» Given information
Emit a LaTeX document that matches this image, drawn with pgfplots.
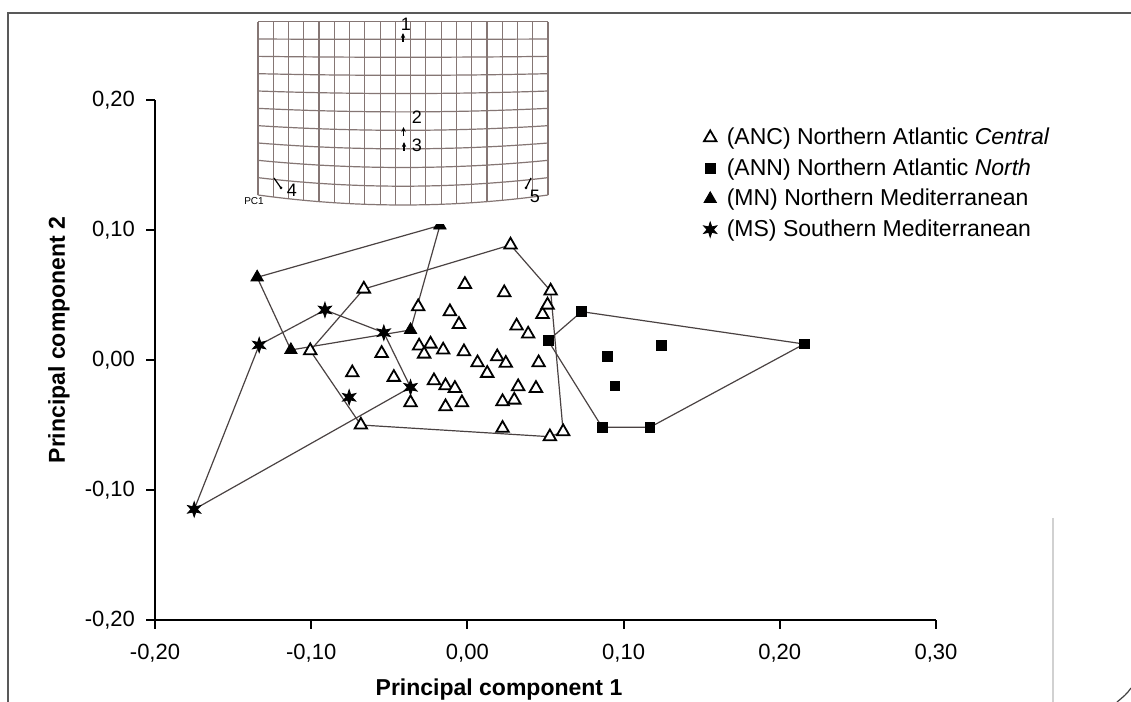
\documentclass[border=0pt]{standalone}
\usepackage{pgfplots}
\pgfplotsset{compat=1.18}
\usepackage{fontspec}
\setmainfont{Liberation Sans}
\usetikzlibrary{arrows.meta}

\definecolor{gridc}{HTML}{857674}
\definecolor{hullc}{HTML}{4A4242}

% filled six-pointed star for the MS group
\pgfdeclareplotmark{sixstar}{%
  \pgfpathmoveto{\pgfpointpolar{90}{\pgfplotmarksize}}%
  \pgfpathlineto{\pgfpointpolar{120}{0.42\pgfplotmarksize}}%
  \pgfpathlineto{\pgfpointpolar{150}{\pgfplotmarksize}}%
  \pgfpathlineto{\pgfpointpolar{180}{0.42\pgfplotmarksize}}%
  \pgfpathlineto{\pgfpointpolar{210}{\pgfplotmarksize}}%
  \pgfpathlineto{\pgfpointpolar{240}{0.42\pgfplotmarksize}}%
  \pgfpathlineto{\pgfpointpolar{270}{\pgfplotmarksize}}%
  \pgfpathlineto{\pgfpointpolar{300}{0.42\pgfplotmarksize}}%
  \pgfpathlineto{\pgfpointpolar{330}{\pgfplotmarksize}}%
  \pgfpathlineto{\pgfpointpolar{0}{0.42\pgfplotmarksize}}%
  \pgfpathlineto{\pgfpointpolar{30}{\pgfplotmarksize}}%
  \pgfpathlineto{\pgfpointpolar{60}{0.42\pgfplotmarksize}}%
  \pgfpathclose
  \pgfusepathqfillstroke}

\begin{document}
\begin{tikzpicture}
\begin{axis}[
  at={(77.5pt,41pt)}, anchor=south west,
  scale only axis, width=390.5pt, height=260pt,
  xmin=-0.2, xmax=0.3, ymin=-0.2, ymax=0.2,
  axis lines=left, axis line style={-, line width=1.1pt},
  tick align=outside, major tick length=4.5pt,
  tick style={line width=1pt, black},
  xtick={-0.2,-0.1,0,0.1,0.2,0.3},
  xticklabels={{-0,20},{-0,10},{0,00},{0,10},{0,20},{0,30}},
  ytick={-0.2,-0.1,0,0.1,0.2},
  yticklabels={{-0,20},{-0,10},{0,00},{0,10},{0,20}},
  ticklabel style={font=\fontsize{11}{13}\selectfont},
  xticklabel style={yshift=-4pt},
  yticklabel style={xshift=-2pt},
  clip=false,
  legend cell align=left,
  legend style={at={(axis description cs:0.702,0.955)}, anchor=north west,
    draw=none, fill=none, inner sep=0pt, row sep=1.5pt,
    font=\fontsize{11.5}{14}\selectfont,
    /tikz/every odd column/.append style={column sep=3pt}},
  legend image code/.code={\draw[#1,only marks] plot coordinates {(0pt,0pt)};},
]
% group outlines
\addplot[hullc, line width=0.6pt, forget plot] coordinates {
  (-0.1006,0.0072) (-0.0663,0.0546) (0.0276,0.0885) (0.0533,0.0531)
  (0.0613,-0.0551) (0.0528,-0.059) (-0.0682,-0.050) (-0.1006,0.0072)};
\addplot[hullc, line width=0.6pt, forget plot] coordinates {
  (0.0731,0.0372) (0.2156,0.0123) (0.1168,-0.0518) (0.0863,-0.0518)
  (0.0517,0.0149) (0.0731,0.0372)};
\addplot[hullc, line width=0.6pt, forget plot] coordinates {
  (-0.1346,0.0636) (-0.0176,0.1035) (-0.0364,0.0231) (-0.113,0.0077) (-0.1346,0.0636)};
\addplot[hullc, line width=0.6pt, forget plot] coordinates {
  (-0.1749,-0.1149) (-0.1333,0.0115) (-0.0912,0.0385) (-0.0535,0.021)
  (-0.0364,-0.021) (-0.1749,-0.1149)};

% ANC
\addplot[only marks, mark=triangle*, mark size=3.6pt,
  mark options={fill=white, draw=black, line width=0.9pt}] coordinates {
  (-0.1006,0.0072) (-0.0663,0.0546) (-0.0737,-0.0098) (-0.0682,-0.050)
  (-0.0549,0.0051) (-0.0471,-0.0133) (-0.0364,-0.0328) (-0.0315,0.041)
  (-0.0309,0.0108) (-0.0236,0.0123) (-0.0277,0.0046) (-0.0214,-0.0159)
  (-0.0155,0.0077) (-0.014,-0.0198) (-0.014,-0.0359) (-0.0112,0.0372)
  (-0.008,-0.0218) (-0.0054,0.0274) (-0.0035,-0.0328) (-0.0022,0.0064)
  (-0.0016,0.0582) (0.0065,-0.0021) (0.0127,-0.0102) (0.0191,0.0025)
  (0.0225,-0.032) (0.0225,-0.0525) (0.0236,0.0518) (0.0246,-0.0025)
  (0.0276,0.0885) (0.030,-0.0308) (0.0315,0.0262) (0.0325,-0.0205)
  (0.0389,0.020) (0.0439,-0.0218) (0.0456,-0.0021) (0.0481,0.0351)
  (0.0513,0.0423) (0.0533,0.0531) (0.0528,-0.059) (0.0613,-0.0551)};
\addlegendentry{(ANC) Northern Atlantic \textit{Central}}
% ANN
\addplot[only marks, mark=square*, mark size=2.4pt,
  mark options={fill=black, draw=black}] coordinates {
  (0.0731,0.0372) (0.0517,0.0149) (0.0895,0.0026) (0.1243,0.011)
  (0.0944,-0.020) (0.0863,-0.0518) (0.1168,-0.0518) (0.2156,0.0123)};
\addlegendentry{(ANN) Northern Atlantic \textit{North}}
% MN
\addplot[only marks, mark=triangle*, mark size=3.6pt,
  mark options={fill=black, draw=black}] coordinates {
  (-0.1346,0.0636) (-0.0176,0.1035) (-0.0364,0.0231) (-0.113,0.0077)};
\addlegendentry{(MN) Northern Mediterranean}
% MS
\addplot[only marks, mark=sixstar, mark size=3.8pt,
  mark options={fill=black, draw=black}] coordinates {
  (-0.1749,-0.1149) (-0.1333,0.0115) (-0.0912,0.0385) (-0.0535,0.021)
  (-0.0364,-0.021) (-0.0757,-0.0287)};
\addlegendentry{(MS) Southern Mediterranean}
\end{axis}

% pixel frame: (0,0) top left, 1 unit = 0.5pt
\begin{scope}[shift={(0pt,351pt)}, x=0.5pt, y=-0.5pt]
  \node[font=\bfseries\fontsize{11.5}{14}\selectfont] at (499,690) {Principal component 1};
  \node[rotate=90, font=\bfseries\fontsize{11.5}{14}\selectfont] at (59,340) {Principal component 2};

  % inset: PC1 deformation grid
  \fill[white] (245,15) rectangle (560,224);
  \foreach \j in {0,...,10} {
    \draw[gridc, line width=0.6pt] plot[domain=258:548, samples=25]
      (\x, {21.7 + \j*17.33 + 10*(\j/10)^1.5*(1-((\x-403)/145)^2)});
  }
  \foreach \i in {0,...,19} {
    \pgfmathsetmacro\gx{258+\i*290/19}
    \pgfmathsetmacro\gb{195.0 + 10*(1-((\gx-403)/145)^2)}
    \draw[gridc, line width=0.6pt] (\gx,21.7) -- (\gx,\gb);
  }
  \draw[line width=0.6pt, -{Stealth[length=2.5pt,width=2.2pt]}] (403,42) -- (403,33);
  \draw[line width=0.6pt, -{Stealth[length=2.5pt,width=2.2pt]}] (403.5,136) -- (403.5,127);
  \draw[line width=0.6pt, -{Stealth[length=2.5pt,width=2.2pt]}] (404,151) -- (404,142);
  \draw[line width=0.6pt] (274,178) -- (281,188); \fill (281,188) circle (1.5);
  \draw[line width=0.6pt] (531,178) -- (526,188); \fill (526,188) circle (1.5);
  \begin{scope}[font=\fontsize{9}{10}\selectfont]
    \node at (406,24) {1};
    \node at (417,117) {2};
    \node at (417,145) {3};
    \node at (292,190) {4};
    \node at (535,196) {5};
  \end{scope}
  \node[font=\fontsize{5}{6}\selectfont] at (254,201) {PC1};

  % page frame remnants
  \draw[black!65, line width=1pt] (8,702) -- (8,13) -- (1131,13);
  \draw[black!18, line width=1pt] (1053,518) -- (1053,702);
  \draw[black!75, line width=0.6pt] (1117,702) .. controls (1123,697) and (1127,694) .. (1131,688);

  \pgfresetboundingbox
  \useasboundingbox (0,0) rectangle (1131,702);
\end{scope}
\end{tikzpicture}
\end{document}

» Requirement
Pull out the lines above in which the word "image" appears.

» Task response
Emit a LaTeX document that matches this image, drawn with pgfplots.
  legend image code/.code={\draw[#1,only marks] plot coordinates {(0pt,0pt)};},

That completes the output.